In looking at what the committee discussed in relation to drama schools and conservatoires, I was a little concerned by the quote from Sue Emmas of the Young Vic when she said:
“We are not getting the diversity of talent that we need through … the drama schools, which is a blockage in the talent pipeline”.
Without being complacent or saying that there is not still room for improvement, I was looking at the statistics for the past couple of years at LAMDA. In the current academic year, 23% of undergraduate students are from a black, Asian or minority ethnic background. It was 20% in the previous year. Before there is a boorish intervention by the dyspeptic theatre critic of the Daily Mail, I should say that I do not believe that this reflects primarily the efforts of LAMDA to make access as good as possible. It really reflects the intensity of talent that exists in those communities. Twelve per cent of students have a declared disability; 38% of BA acting students come from households with an income of less than £26,000 a year. LAMDA gives bursaries or scholarships to 20% of all students. The disparity between that 20% and the 38% of students who come from households with income levels that low is a constant reminder of how much we at LAMDA still need to do to increase funding for bursaries and scholarships.
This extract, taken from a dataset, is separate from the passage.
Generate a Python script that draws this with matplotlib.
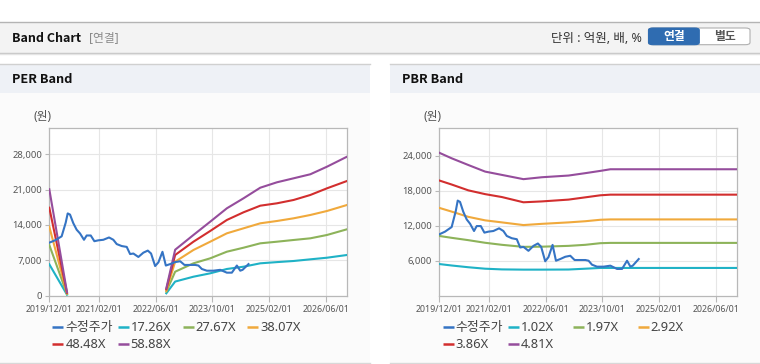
import numpy as np
import matplotlib
matplotlib.use("Agg")
import matplotlib.pyplot as plt
import matplotlib.dates as mdates
from matplotlib.patches import Rectangle, FancyBboxPatch
from matplotlib.lines import Line2D

plt.rcParams['font.family'] = ['Noto Sans', 'Noto Sans CJK KR', 'DejaVu Sans']
BOLD_FAM = ['Noto Sans CJK KR', 'DejaVu Sans']

# ---------------- data ----------------
price_dates = ["2019-12-01", "2020-01-19", "2020-03-16", "2020-04-20", "2020-05-07", "2020-05-27",
               "2020-06-24", "2020-07-23", "2020-08-21", "2020-09-24", "2020-10-17", "2020-11-21",
               "2020-12-22", "2021-01-25", "2021-03-09", "2021-04-27", "2021-06-03", "2021-07-02",
               "2021-08-14", "2021-09-26", "2021-10-25", "2021-11-22", "2022-01-04", "2022-02-16",
               "2022-03-26", "2022-04-23", "2022-05-28", "2022-06-25", "2022-07-30", "2022-08-28",
               "2022-10-04", "2022-11-16", "2022-12-29", "2023-02-04", "2023-03-25", "2023-05-07",
               "2023-06-04", "2023-07-03", "2023-08-15", "2023-10-11", "2023-12-08", "2024-02-03",
               "2024-03-17", "2024-04-29", "2024-05-28", "2024-06-17", "2024-08-07"]
price = [10500, 10960, 11750, 14470, 16290, 16060,
         14360, 13060, 12320, 11070, 11920, 11920,
         10790, 10960, 11070, 11530, 11070, 10220,
         9830, 9660, 8240, 8350, 7670, 8520,
         8930, 8350, 5870, 6600, 8690, 5970,
         6260, 6650, 6820, 6090, 6090, 6090,
         5970, 5290, 4950, 4950, 5120, 4560,
         4560, 5970, 4950, 5120, 6260]

per_dates = ["2019-12-01", "2020-05-01", "2021-06-01", "2022-09-01", "2022-11-16", "2023-04-22",
             "2023-09-13", "2024-02-03", "2024-06-25", "2024-11-16", "2025-04-08", "2025-08-29",
             "2026-01-20", "2026-06-12", "2026-12-01"]
per_labels = ["17.26X", "27.67X", "38.07X", "48.48X", "58.88X"]
per_1726 = [6220, 200, None, 470, 2800, 3760, 4430, 5290, 5740, 6410, 6650, 6870, 7200, 7520, 8060]
per_2767 = [10040, 330, None, 800, 4750, 6410, 7400, 8710, 9500, 10370, 10690, 11030, 11360, 12020, 13150]
per_3807 = [13660, 450, None, 1000, 6730, 9050, 10690, 12350, 13340, 14330, 14790, 15320, 15980, 16770, 17960]
per_4848 = [17420, 580, None, 1270, 8060, 10690, 12810, 14990, 16510, 17820, 18290, 18950, 19940, 21260, 22710]
per_5888 = [21070, 700, None, 1460, 9100, 12020, 14650, 17300, 19280, 21380, 22450, 23240, 24040, 25540, 27520]

pbr_dates = ["2019-12-01", "2020-03-16", "2020-08-06", "2020-12-28", "2021-05-21", "2021-11-22",
             "2022-04-29", "2022-12-14", "2023-05-07", "2023-09-13", "2023-12-08", "2026-12-01"]
pbr_labels = ["1.02X", "1.97X", "2.92X", "3.86X", "4.81X"]
pbr_102 = [5400, 5150, 4850, 4600, 4480, 4440, 4440, 4460, 4600, 4730, 4730, 4730]
pbr_197 = [10220, 9900, 9500, 9050, 8700, 8350, 8380, 8520, 8700, 8980, 9030, 9030]
pbr_292 = [15040, 14400, 13500, 12900, 12550, 12090, 12300, 12550, 12750, 13000, 13060, 13060]
pbr_386 = [19740, 19050, 18050, 17400, 16900, 16000, 16150, 16460, 16850, 17200, 17310, 17310]
pbr_481 = [24500, 23550, 22400, 21270, 20700, 19970, 20300, 20590, 21000, 21390, 21670, 21670]

xtick_dates = ["2019-12-01", "2021-02-01", "2022-06-01", "2023-10-01", "2025-02-01", "2026-06-01"]
x_range = ["2019-12-01", "2026-12-01"]
per_yticks = [0, 7000, 14000, 21000, 28000]
pbr_yticks = [6000, 12000, 18000, 24000]

price_label = "수정주가"
colors = ["#3574c4", "#1fb2c6", "#8db35a", "#f0a93c", "#d22e2e", "#954d9c"]

# ---------------- figure ----------------
W, H = 760, 364
fig = plt.figure(figsize=(W / 100, H / 100), dpi=100)
fig.patch.set_facecolor("white")


def fx(x):
    return x / W


def fy(y):
    return 1 - y / H


def rect(x0, y0, x1, y1, color, z=-10, **kw):
    fig.patches.append(Rectangle((fx(x0), fy(y1)), fx(x1) - fx(x0), fy(y0) - fy(y1),
                                 transform=fig.transFigure, facecolor=color,
                                 edgecolor="none", zorder=z, **kw))


def hline(y, x0, x1, color, lw=1.0, z=-5):
    fig.lines.append(Line2D([fx(x0), fx(x1)], [fy(y), fy(y)], transform=fig.transFigure,
                            color=color, lw=lw, zorder=z))


# header bar
rect(0, 22, W, 53, "#f3f3f3")
hline(22.3, 0, W, "#b4b4b4", 1.0)
hline(53, 0, W, "#c4c4c4", 1.0)
hline(54.2, 0, W, "#e4e4e4", 1.0)
fig.text(fx(12), fy(38), "Band Chart", fontsize=9, fontweight="bold", color="#111",
         va="center", ha="left", family=BOLD_FAM)
fig.text(fx(88.5), fy(38), "[연결]", fontsize=8.5, color="#8a8a8a", va="center", ha="left")
fig.text(fx(642), fy(38), "단위 : 억원, 배, %", fontsize=9, color="#333", va="center", ha="right")

# buttons
btn = FancyBboxPatch((fx(648.5), fy(44.7)), fx(750) - fx(648.5), fy(28) - fy(44.7),
                     boxstyle="round,pad=0,rounding_size=0.006", transform=fig.transFigure,
                     facecolor="white", edgecolor="#b0b0b0", lw=0.8, zorder=2)
fig.patches.append(btn)
btn2 = FancyBboxPatch((fx(648.5), fy(44.7)), fx(699.3) - fx(648.5), fy(28) - fy(44.7),
                      boxstyle="round,pad=0,rounding_size=0.006", transform=fig.transFigure,
                      facecolor="#2f6cb1", edgecolor="#2f6cb1", lw=0.8, zorder=3)
fig.patches.append(btn2)
fig.text(fx(674), fy(36.5), "연결", fontsize=8.5, fontweight="bold", color="white",
         ha="center", va="center", zorder=4, family=BOLD_FAM)
fig.text(fx(725), fy(36.5), "별도", fontsize=8.5, fontweight="bold", color="#555",
         ha="center", va="center", zorder=4, family=BOLD_FAM)

# panels
for (px0, px1, title) in [(0, 370, "PER Band"), (390, 760, "PBR Band")]:
    rect(px0, 64, px1, 93, "#eef1f6")
    rect(px0, 93, px1, 362.5, "#fbfbfb")
    hline(64.2, px0, px1, "#d0d0d0", 1.0)
    hline(363, px0, px1, "#d8d8d8", 1.0)
    fig.text(fx(px0 + 11.5), fy(79.5), title, fontsize=9.2, fontweight="bold", color="#111",
             va="center", ha="left", family=BOLD_FAM)

xt = mdates.datestr2num(xtick_dates)
xr = mdates.datestr2num(x_range)


def style_axes(ax, yticks, ylim):
    ax.set_facecolor("white")
    ax.set_xlim(xr[0], xr[1])
    ax.set_ylim(*ylim)
    ax.set_xticks(xt)
    ax.set_xticklabels([d.replace("-", "/") for d in xtick_dates])
    ax.set_yticks(yticks)
    ax.set_yticklabels([f"{v:,}" for v in yticks])
    ax.grid(True, color="#e6e6e6", lw=0.8)
    ax.set_axisbelow(True)
    for s in ax.spines.values():
        s.set_color("#b8b8b8")
        s.set_linewidth(0.9)
    ax.tick_params(axis="x", length=4, width=0.8, color="#b8b8b8", labelsize=6.4,
                   labelcolor="#555", pad=2.5)
    ax.tick_params(axis="y", length=3, width=0.8, color="#b8b8b8", labelsize=6.8,
                   labelcolor="#555", pad=2)


def to_arr(vals):
    return np.array([np.nan if v is None else v for v in vals], dtype=float)


# PER axes
ax1 = fig.add_axes([fx(49.3), fy(295.7), fx(347) - fx(49.3), fy(128) - fy(295.7)], zorder=1)
style_axes(ax1, per_yticks, (0, 33200))
pdn = mdates.datestr2num(per_dates)
for vals, c in zip([per_1726, per_2767, per_3807, per_4848, per_5888], colors[1:]):
    ax1.plot(pdn, to_arr(vals), color=c, lw=1.5, zorder=3)
ax1.plot(mdates.datestr2num(price_dates), price, color=colors[0], lw=1.5, zorder=4)

# PBR axes
ax2 = fig.add_axes([fx(439.3), fy(295.5), fx(737.3) - fx(439.3), fy(128.3) - fy(295.5)], zorder=1)
style_axes(ax2, pbr_yticks, (0, 28700))
bdn = mdates.datestr2num(pbr_dates)
for vals, c in zip([pbr_102, pbr_197, pbr_292, pbr_386, pbr_481], colors[1:]):
    ax2.plot(bdn, vals, color=c, lw=1.5, zorder=3)
ax2.plot(mdates.datestr2num(price_dates), price, color=colors[0], lw=1.5, zorder=4)

# unit labels
fig.text(fx(33), fy(117), "(원)", fontsize=8.5, color="#555", va="center", ha="left")
fig.text(fx(423), fy(117), "(원)", fontsize=8.5, color="#555", va="center", ha="left")


# legends
def legend(x0, labels):
    cols = [0, 65.3, 130.4, 195]
    rows = [327.3, 344]
    for i, (lab, c) in enumerate(zip(labels, colors)):
        r, k = divmod(i, 4)
        x = x0 + cols[k]
        y = rows[r]
        fig.lines.append(Line2D([fx(x), fx(x + 11)], [fy(y), fy(y)], transform=fig.transFigure,
                                color=c, lw=1.8, solid_capstyle="butt"))
        fig.text(fx(x + 13), fy(y), lab, fontsize=9.3, color="#444", va="center", ha="left")


legend(52.3, [price_label] + per_labels)
legend(442.7, [price_label] + pbr_labels)

fig.savefig("out.png", dpi=100, facecolor="white")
If I may have a couple of minutes’ grace, I want to give one other statistic from LAMDA because it confirms one of the points made by the committee relating to careers advice for technical and stage management. LAMDA graduates from technical and stage management courses have a 100% employment rate in the first year, yet the applications are proportionately massively lower for that course than for the acting course. While the glamour of acting might account for some of that, there is strong evidence that career advice could be more helpful in that respect.
Where does this point? I think of the educational side as a pyramid, with the specialist conservatoires at the top then, in other higher education, the universities’ drama departments and then the schools. Then there is the theatre sector itself and the creative industries. Not to make this the Venn diagram from hell, but these have to intersect. One of the challenges is to get all the different parties to pull in the same direction. That, of course, requires money at every level: government money, central and local—I totally endorse the comments of the noble Baroness, Lady Kidron, about ring-fencing local authorities’ arts budgets—philanthropic funding, which can never replace yet can complement government funding, and commercial funding.
To conclude, if this is not a guest being more outspoken than he should be, I find it extraordinary that, a year after the publication of the report—quite a slim one, for the reasons discussed—there has been no government response. It is very hard not to draw the conclusion, for all the distractions that other unmentionable events pose, that that is an implicit statement of priorities. I very much hope that the Minister, in winding up, will do something—perhaps more than something; a lot—to reassure your Lordships that this is a priority for the Government.